Barnett sounds a little deflated on this set of songs compared to the giddy teenage headrush of her debut. The strain of touring and nomadic life takes its toll on former relationships as “Friends treat you like a stranger and / Strangers treat you like you’re their best friend.” On “Charity,” she deadpans an outsider to perspective to her seemingly successful career, “You must be having so much fun / Everything’s amazing” and counters with “Are you listening?” “Need a Little Time” sympathizes with the epic Britney Spears meltdown of 2007 by acknowledging that a shaved head is “not that different / But to the hand it’s [a] beautiful” way to relieve the “weight of the world / upon your bony shoulders” and admits sometimes we all “need a little time out.”

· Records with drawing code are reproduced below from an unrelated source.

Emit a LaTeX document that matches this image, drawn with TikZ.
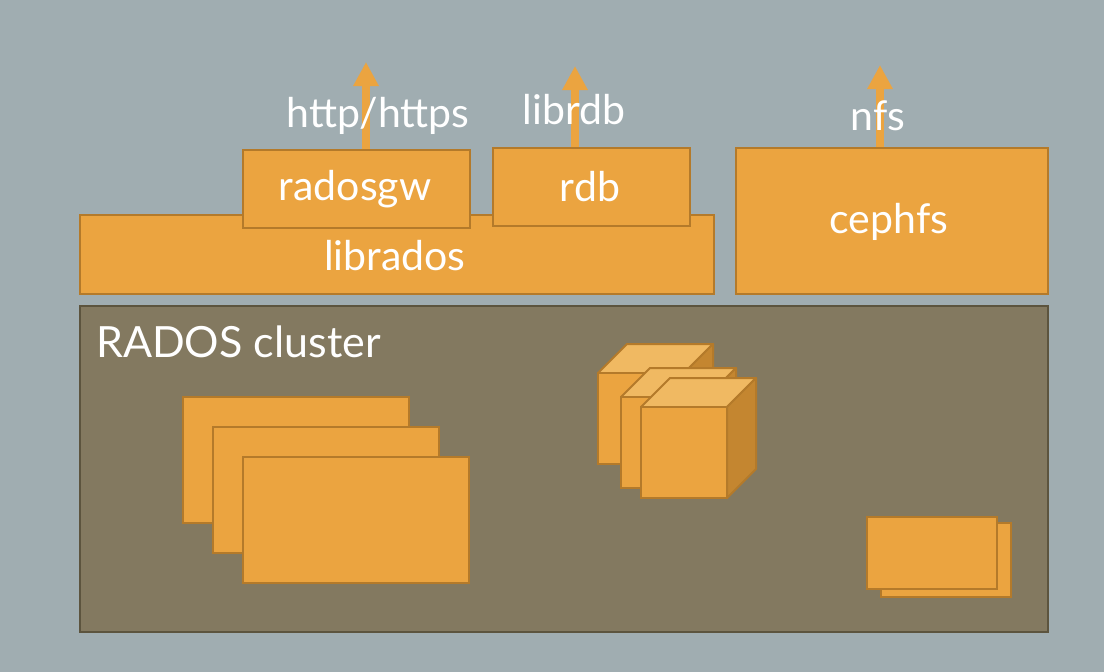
\documentclass[tikz,border=0pt]{standalone}
\usepackage{fontspec}
\setmainfont{Lato}
\usetikzlibrary{arrows.meta}
\definecolor{bg}{RGB}{160,173,177}
\definecolor{org}{RGB}{235,164,64}
\definecolor{orgline}{RGB}{180,122,42}
\definecolor{orgtop}{RGB}{240,185,98}
\definecolor{orgside}{RGB}{196,134,48}
\definecolor{cluster}{RGB}{131,121,96}
\definecolor{clusterline}{RGB}{92,84,62}
\tikzset{
  box/.style={draw=orgline, fill=org, line width=2pt, anchor=north west, inner sep=0pt},
  sheet/.style={draw=orgline, fill=org, line width=2pt},
  uparrow/.style={draw=org, line width=8pt, -{Triangle[width=24pt,length=24pt]}},
  lbl/.style={text=white, font=\fontsize{41}{45}\selectfont, inner sep=0pt},
}
\begin{document}
\begin{tikzpicture}[x=1pt,y=-1pt]
\fill[bg] (0,0) rectangle (1104,672);
\useasboundingbox (0,0) rectangle (1104,672);
% cluster
\node[draw=clusterline, fill=cluster, line width=1.5pt, anchor=north west, minimum width=968pt, minimum height=326pt, inner sep=0pt] (cluster) at (79,305) {};
\node[lbl, anchor=west, font=\fontsize{43}{47}\selectfont] (clusterlbl) at (96,342) {RADOS cluster};
% layer boxes
\node[box, minimum width=634pt, minimum height=79pt] (librados) at (79,214) {};
\node[lbl] (libradoslbl) at (395,256) {librados};
\node[box, minimum width=227pt, minimum height=78pt] (radosgw) at (242,149) {};
\node[lbl] (radosgwlbl) at (355,189) {radosgw};
\node[box, minimum width=197pt, minimum height=78pt] (rdb) at (492,147) {};
\node[lbl] (rdblbl) at (590,187) {rdb};
\node[box, minimum width=312pt, minimum height=146pt] (cephfs) at (735,147) {};
\node[lbl] (cephfslbl) at (889,222) {cephfs};
% arrows
\coordinate (a1s) at (366,149); \coordinate (a1e) at (366,62);
\coordinate (a2s) at (575,147); \coordinate (a2e) at (575,66);
\coordinate (a3s) at (880,147); \coordinate (a3e) at (880,65);
\draw[uparrow] (a1s) -- (a1e);
\draw[uparrow] (a2s) -- (a2e);
\draw[uparrow] (a3s) -- (a3e);
\node[lbl] (http) at (378,116) {http/https};
\node[lbl] (librdb) at (574,110) {librdb};
\node[lbl] (nfs) at (878,116) {nfs};
% stacked sheets
\draw[sheet] (183,397) rectangle (409,523);
\draw[sheet] (213,427) rectangle (439,553);
\draw[sheet] (243,457) rectangle (469,583);
% small sheets
\draw[sheet] (881,523) rectangle (1011,597);
\draw[sheet] (867,517) rectangle (997,589);
% cubes
\foreach \x/\y in {598/373, 621/397, 641/407}{
  \draw[sheet, fill=orgtop, line join=round] (\x,\y) -- ++(29,-29) -- ++(86,0) -- ++(-29,29) -- cycle;
  \draw[sheet, fill=orgside, line join=round] (\x+86,\y) -- ++(29,-29) -- ++(0,91) -- ++(-29,29) -- cycle;
  \draw[sheet] (\x,\y) rectangle ++(86,91);
}
\end{tikzpicture}
\end{document}
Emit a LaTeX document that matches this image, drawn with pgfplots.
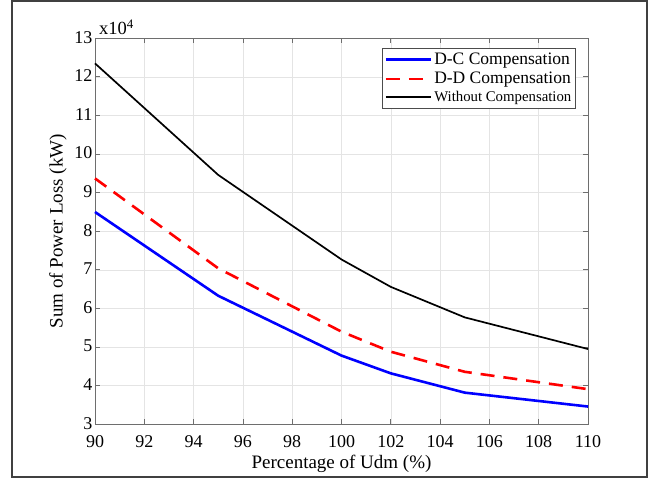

Barnett also uses the album to wade into the contemporary frustrations of modern women. “Nameless, Faceless” addresses the current climate of gender relations as Barnett admits all she wants is to “walk through the park in the dark” but reveals it dangers: “Men are scared that women will laugh at them / Women are scared that men will kill them.” She also uses the track to skewer misogynist critics of her music who claim they “could eat a bowl of alphabet soup / And spit out better words than you.” “I’m Not Your Mother” finds her ditching politeness to remind her male counterparts that she’s “not your mother, [and] not your bitch” “I can only put up with so much shit.” Even when delivering aggressively nasty tirades, Barnett continues to maintain a relatively polite composure and comes off more mildly irritated than histrionic.
Musically, the album settles for lackadaisical tempos with mildly distorted guitars occasionally giving way to flashes of inspired instrumentation: the sonorous deep-sea calls of the opening track, the peeling and screeching guitars on “Help Your Self,” and the atonal Archers of Loaf / Pixies lead accentuations on “I’m Not Your Mother.” Specifically, “Help Your Self” has a deceptively hooking groove that boasts a genius subtle piano plink that further ingratiates the tune in the subconscious.
Tell Me How You Really Feel is a solid indie rock inspired record that finds Barnett grappling with the feminine frustrations within the music scene itself and the world at large. If her lyricism isn’t quite as giddy and overflowing as her debut, her approach to songwriting has developed into a comfortable confidence.